■ **Task**:
Repeat, exactly and completely, the material that follows. Omit the pictures.

[start of Data section]

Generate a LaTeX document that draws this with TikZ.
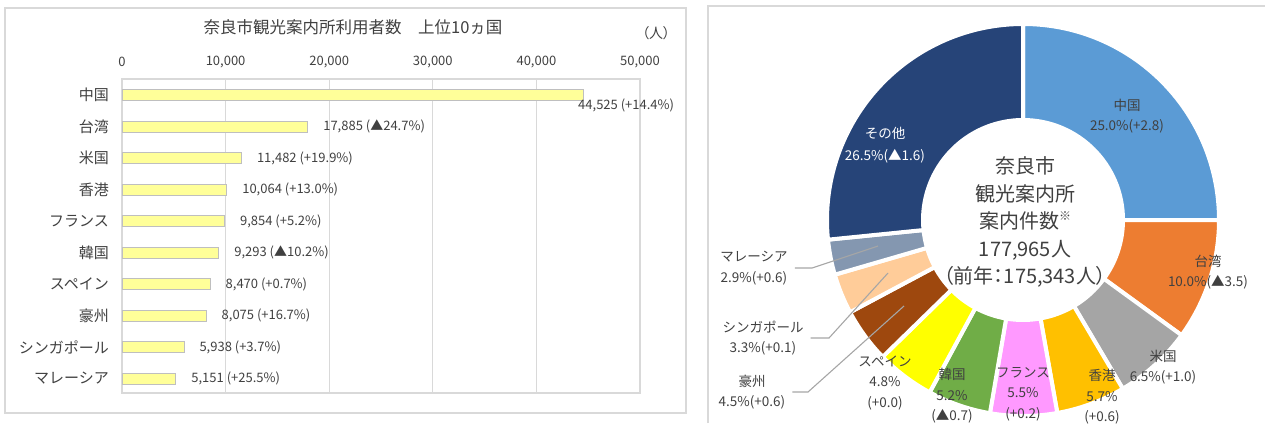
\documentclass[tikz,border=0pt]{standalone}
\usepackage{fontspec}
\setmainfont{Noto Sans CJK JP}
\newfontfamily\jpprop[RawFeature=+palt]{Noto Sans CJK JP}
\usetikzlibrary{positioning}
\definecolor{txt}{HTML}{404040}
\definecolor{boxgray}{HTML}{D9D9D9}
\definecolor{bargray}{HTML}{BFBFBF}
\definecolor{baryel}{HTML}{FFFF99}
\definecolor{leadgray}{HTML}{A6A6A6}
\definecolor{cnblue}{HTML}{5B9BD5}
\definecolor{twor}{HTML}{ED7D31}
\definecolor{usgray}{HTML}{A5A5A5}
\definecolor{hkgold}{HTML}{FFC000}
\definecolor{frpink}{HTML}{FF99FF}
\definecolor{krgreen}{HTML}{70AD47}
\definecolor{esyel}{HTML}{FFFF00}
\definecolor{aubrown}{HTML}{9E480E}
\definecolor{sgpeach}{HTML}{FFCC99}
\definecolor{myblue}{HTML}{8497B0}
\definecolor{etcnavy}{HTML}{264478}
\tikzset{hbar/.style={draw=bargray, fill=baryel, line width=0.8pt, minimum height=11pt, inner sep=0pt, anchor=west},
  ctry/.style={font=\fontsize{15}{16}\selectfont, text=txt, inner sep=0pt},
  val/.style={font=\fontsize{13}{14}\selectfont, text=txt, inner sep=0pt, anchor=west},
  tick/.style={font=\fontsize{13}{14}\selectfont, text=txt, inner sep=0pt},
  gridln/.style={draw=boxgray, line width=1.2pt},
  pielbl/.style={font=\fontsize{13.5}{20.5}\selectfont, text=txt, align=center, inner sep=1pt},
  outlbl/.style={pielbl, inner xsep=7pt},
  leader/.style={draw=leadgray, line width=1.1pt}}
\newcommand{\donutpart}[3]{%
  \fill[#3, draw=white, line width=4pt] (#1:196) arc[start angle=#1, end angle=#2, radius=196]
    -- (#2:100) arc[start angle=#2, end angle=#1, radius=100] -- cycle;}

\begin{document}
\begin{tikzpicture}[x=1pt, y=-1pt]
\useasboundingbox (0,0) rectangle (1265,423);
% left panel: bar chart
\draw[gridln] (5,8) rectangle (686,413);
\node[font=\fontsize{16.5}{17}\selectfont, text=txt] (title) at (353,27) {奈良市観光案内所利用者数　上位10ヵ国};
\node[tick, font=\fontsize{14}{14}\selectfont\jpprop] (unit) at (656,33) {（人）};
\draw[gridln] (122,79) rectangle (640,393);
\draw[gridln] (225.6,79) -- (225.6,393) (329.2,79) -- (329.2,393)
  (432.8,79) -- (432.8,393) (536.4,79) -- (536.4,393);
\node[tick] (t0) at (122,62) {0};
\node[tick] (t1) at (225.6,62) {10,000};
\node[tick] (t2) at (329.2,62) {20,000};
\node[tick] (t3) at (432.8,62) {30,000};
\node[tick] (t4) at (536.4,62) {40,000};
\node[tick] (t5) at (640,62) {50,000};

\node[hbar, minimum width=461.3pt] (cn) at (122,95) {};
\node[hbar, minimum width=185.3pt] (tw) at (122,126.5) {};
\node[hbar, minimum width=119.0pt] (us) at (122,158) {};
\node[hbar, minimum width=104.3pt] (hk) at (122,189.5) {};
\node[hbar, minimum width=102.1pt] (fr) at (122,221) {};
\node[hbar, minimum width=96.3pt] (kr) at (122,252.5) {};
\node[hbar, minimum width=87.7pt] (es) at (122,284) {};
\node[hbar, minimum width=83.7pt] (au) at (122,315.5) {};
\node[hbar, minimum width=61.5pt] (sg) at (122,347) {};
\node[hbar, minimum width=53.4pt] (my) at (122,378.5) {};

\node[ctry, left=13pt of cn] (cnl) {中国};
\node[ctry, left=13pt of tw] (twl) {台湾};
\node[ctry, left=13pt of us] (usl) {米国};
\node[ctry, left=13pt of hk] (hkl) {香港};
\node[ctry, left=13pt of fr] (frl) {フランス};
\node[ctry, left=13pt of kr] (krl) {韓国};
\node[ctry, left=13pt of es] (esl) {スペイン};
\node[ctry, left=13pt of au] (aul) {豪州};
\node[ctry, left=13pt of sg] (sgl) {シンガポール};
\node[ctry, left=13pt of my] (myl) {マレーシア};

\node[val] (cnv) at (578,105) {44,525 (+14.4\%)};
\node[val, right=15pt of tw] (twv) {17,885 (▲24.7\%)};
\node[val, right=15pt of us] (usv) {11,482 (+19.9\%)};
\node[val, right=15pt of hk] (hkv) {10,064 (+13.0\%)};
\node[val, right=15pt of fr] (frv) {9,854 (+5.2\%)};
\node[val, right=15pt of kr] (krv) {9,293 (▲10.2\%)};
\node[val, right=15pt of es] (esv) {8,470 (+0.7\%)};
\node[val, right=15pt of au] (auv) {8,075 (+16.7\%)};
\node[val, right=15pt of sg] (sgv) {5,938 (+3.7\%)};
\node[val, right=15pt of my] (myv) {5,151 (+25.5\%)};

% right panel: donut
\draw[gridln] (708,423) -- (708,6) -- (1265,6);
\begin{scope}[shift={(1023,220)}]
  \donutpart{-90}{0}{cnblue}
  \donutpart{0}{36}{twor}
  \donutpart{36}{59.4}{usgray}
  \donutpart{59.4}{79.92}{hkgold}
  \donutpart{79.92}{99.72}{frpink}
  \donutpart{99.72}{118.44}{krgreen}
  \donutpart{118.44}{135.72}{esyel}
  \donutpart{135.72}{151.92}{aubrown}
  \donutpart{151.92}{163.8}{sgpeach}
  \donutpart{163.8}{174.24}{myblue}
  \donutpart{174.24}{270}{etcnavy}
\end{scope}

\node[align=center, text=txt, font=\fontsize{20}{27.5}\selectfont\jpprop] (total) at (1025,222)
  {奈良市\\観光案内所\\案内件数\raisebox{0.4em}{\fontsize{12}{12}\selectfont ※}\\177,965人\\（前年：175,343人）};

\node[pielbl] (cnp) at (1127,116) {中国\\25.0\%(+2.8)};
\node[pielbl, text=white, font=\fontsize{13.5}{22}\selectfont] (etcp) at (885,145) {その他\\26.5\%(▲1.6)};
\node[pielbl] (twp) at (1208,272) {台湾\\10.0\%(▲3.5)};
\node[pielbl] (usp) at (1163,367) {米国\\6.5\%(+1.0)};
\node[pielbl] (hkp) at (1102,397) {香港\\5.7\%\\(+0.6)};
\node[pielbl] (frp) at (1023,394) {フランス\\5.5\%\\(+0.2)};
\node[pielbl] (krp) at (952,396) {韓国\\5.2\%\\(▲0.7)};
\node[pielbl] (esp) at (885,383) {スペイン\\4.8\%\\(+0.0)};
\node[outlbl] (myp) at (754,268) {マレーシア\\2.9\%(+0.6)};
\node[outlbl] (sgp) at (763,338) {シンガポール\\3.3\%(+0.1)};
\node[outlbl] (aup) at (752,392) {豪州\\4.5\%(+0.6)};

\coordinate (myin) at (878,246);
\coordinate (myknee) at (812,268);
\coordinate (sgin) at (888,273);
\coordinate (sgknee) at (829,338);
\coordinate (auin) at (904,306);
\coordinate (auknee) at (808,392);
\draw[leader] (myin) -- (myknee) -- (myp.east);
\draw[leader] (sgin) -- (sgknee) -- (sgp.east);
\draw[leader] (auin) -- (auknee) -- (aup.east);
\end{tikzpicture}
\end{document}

[end of Data section]

■ **Full output**:
Generate a LaTeX document that draws this with TikZ.
\documentclass[tikz,border=0pt]{standalone}
\usepackage{fontspec}
\setmainfont{Noto Sans CJK JP}
\newfontfamily\jpprop[RawFeature=+palt]{Noto Sans CJK JP}
\usetikzlibrary{positioning}
\definecolor{txt}{HTML}{404040}
\definecolor{boxgray}{HTML}{D9D9D9}
\definecolor{bargray}{HTML}{BFBFBF}
\definecolor{baryel}{HTML}{FFFF99}
\definecolor{leadgray}{HTML}{A6A6A6}
\definecolor{cnblue}{HTML}{5B9BD5}
\definecolor{twor}{HTML}{ED7D31}
\definecolor{usgray}{HTML}{A5A5A5}
\definecolor{hkgold}{HTML}{FFC000}
\definecolor{frpink}{HTML}{FF99FF}
\definecolor{krgreen}{HTML}{70AD47}
\definecolor{esyel}{HTML}{FFFF00}
\definecolor{aubrown}{HTML}{9E480E}
\definecolor{sgpeach}{HTML}{FFCC99}
\definecolor{myblue}{HTML}{8497B0}
\definecolor{etcnavy}{HTML}{264478}
\tikzset{hbar/.style={draw=bargray, fill=baryel, line width=0.8pt, minimum height=11pt, inner sep=0pt, anchor=west},
  ctry/.style={font=\fontsize{15}{16}\selectfont, text=txt, inner sep=0pt},
  val/.style={font=\fontsize{13}{14}\selectfont, text=txt, inner sep=0pt, anchor=west},
  tick/.style={font=\fontsize{13}{14}\selectfont, text=txt, inner sep=0pt},
  gridln/.style={draw=boxgray, line width=1.2pt},
  pielbl/.style={font=\fontsize{13.5}{20.5}\selectfont, text=txt, align=center, inner sep=1pt},
  outlbl/.style={pielbl, inner xsep=7pt},
  leader/.style={draw=leadgray, line width=1.1pt}}
\newcommand{\donutpart}[3]{%
  \fill[#3, draw=white, line width=4pt] (#1:196) arc[start angle=#1, end angle=#2, radius=196]
    -- (#2:100) arc[start angle=#2, end angle=#1, radius=100] -- cycle;}

\begin{document}
\begin{tikzpicture}[x=1pt, y=-1pt]
\useasboundingbox (0,0) rectangle (1265,423);
% left panel: bar chart
\draw[gridln] (5,8) rectangle (686,413);
\node[font=\fontsize{16.5}{17}\selectfont, text=txt] (title) at (353,27) {奈良市観光案内所利用者数　上位10ヵ国};
\node[tick, font=\fontsize{14}{14}\selectfont\jpprop] (unit) at (656,33) {（人）};
\draw[gridln] (122,79) rectangle (640,393);
\draw[gridln] (225.6,79) -- (225.6,393) (329.2,79) -- (329.2,393)
  (432.8,79) -- (432.8,393) (536.4,79) -- (536.4,393);
\node[tick] (t0) at (122,62) {0};
\node[tick] (t1) at (225.6,62) {10,000};
\node[tick] (t2) at (329.2,62) {20,000};
\node[tick] (t3) at (432.8,62) {30,000};
\node[tick] (t4) at (536.4,62) {40,000};
\node[tick] (t5) at (640,62) {50,000};

\node[hbar, minimum width=461.3pt] (cn) at (122,95) {};
\node[hbar, minimum width=185.3pt] (tw) at (122,126.5) {};
\node[hbar, minimum width=119.0pt] (us) at (122,158) {};
\node[hbar, minimum width=104.3pt] (hk) at (122,189.5) {};
\node[hbar, minimum width=102.1pt] (fr) at (122,221) {};
\node[hbar, minimum width=96.3pt] (kr) at (122,252.5) {};
\node[hbar, minimum width=87.7pt] (es) at (122,284) {};
\node[hbar, minimum width=83.7pt] (au) at (122,315.5) {};
\node[hbar, minimum width=61.5pt] (sg) at (122,347) {};
\node[hbar, minimum width=53.4pt] (my) at (122,378.5) {};

\node[ctry, left=13pt of cn] (cnl) {中国};
\node[ctry, left=13pt of tw] (twl) {台湾};
\node[ctry, left=13pt of us] (usl) {米国};
\node[ctry, left=13pt of hk] (hkl) {香港};
\node[ctry, left=13pt of fr] (frl) {フランス};
\node[ctry, left=13pt of kr] (krl) {韓国};
\node[ctry, left=13pt of es] (esl) {スペイン};
\node[ctry, left=13pt of au] (aul) {豪州};
\node[ctry, left=13pt of sg] (sgl) {シンガポール};
\node[ctry, left=13pt of my] (myl) {マレーシア};

\node[val] (cnv) at (578,105) {44,525 (+14.4\%)};
\node[val, right=15pt of tw] (twv) {17,885 (▲24.7\%)};
\node[val, right=15pt of us] (usv) {11,482 (+19.9\%)};
\node[val, right=15pt of hk] (hkv) {10,064 (+13.0\%)};
\node[val, right=15pt of fr] (frv) {9,854 (+5.2\%)};
\node[val, right=15pt of kr] (krv) {9,293 (▲10.2\%)};
\node[val, right=15pt of es] (esv) {8,470 (+0.7\%)};
\node[val, right=15pt of au] (auv) {8,075 (+16.7\%)};
\node[val, right=15pt of sg] (sgv) {5,938 (+3.7\%)};
\node[val, right=15pt of my] (myv) {5,151 (+25.5\%)};

% right panel: donut
\draw[gridln] (708,423) -- (708,6) -- (1265,6);
\begin{scope}[shift={(1023,220)}]
  \donutpart{-90}{0}{cnblue}
  \donutpart{0}{36}{twor}
  \donutpart{36}{59.4}{usgray}
  \donutpart{59.4}{79.92}{hkgold}
  \donutpart{79.92}{99.72}{frpink}
  \donutpart{99.72}{118.44}{krgreen}
  \donutpart{118.44}{135.72}{esyel}
  \donutpart{135.72}{151.92}{aubrown}
  \donutpart{151.92}{163.8}{sgpeach}
  \donutpart{163.8}{174.24}{myblue}
  \donutpart{174.24}{270}{etcnavy}
\end{scope}

\node[align=center, text=txt, font=\fontsize{20}{27.5}\selectfont\jpprop] (total) at (1025,222)
  {奈良市\\観光案内所\\案内件数\raisebox{0.4em}{\fontsize{12}{12}\selectfont ※}\\177,965人\\（前年：175,343人）};

\node[pielbl] (cnp) at (1127,116) {中国\\25.0\%(+2.8)};
\node[pielbl, text=white, font=\fontsize{13.5}{22}\selectfont] (etcp) at (885,145) {その他\\26.5\%(▲1.6)};
\node[pielbl] (twp) at (1208,272) {台湾\\10.0\%(▲3.5)};
\node[pielbl] (usp) at (1163,367) {米国\\6.5\%(+1.0)};
\node[pielbl] (hkp) at (1102,397) {香港\\5.7\%\\(+0.6)};
\node[pielbl] (frp) at (1023,394) {フランス\\5.5\%\\(+0.2)};
\node[pielbl] (krp) at (952,396) {韓国\\5.2\%\\(▲0.7)};
\node[pielbl] (esp) at (885,383) {スペイン\\4.8\%\\(+0.0)};
\node[outlbl] (myp) at (754,268) {マレーシア\\2.9\%(+0.6)};
\node[outlbl] (sgp) at (763,338) {シンガポール\\3.3\%(+0.1)};
\node[outlbl] (aup) at (752,392) {豪州\\4.5\%(+0.6)};

\coordinate (myin) at (878,246);
\coordinate (myknee) at (812,268);
\coordinate (sgin) at (888,273);
\coordinate (sgknee) at (829,338);
\coordinate (auin) at (904,306);
\coordinate (auknee) at (808,392);
\draw[leader] (myin) -- (myknee) -- (myp.east);
\draw[leader] (sgin) -- (sgknee) -- (sgp.east);
\draw[leader] (auin) -- (auknee) -- (aup.east);
\end{tikzpicture}
\end{document}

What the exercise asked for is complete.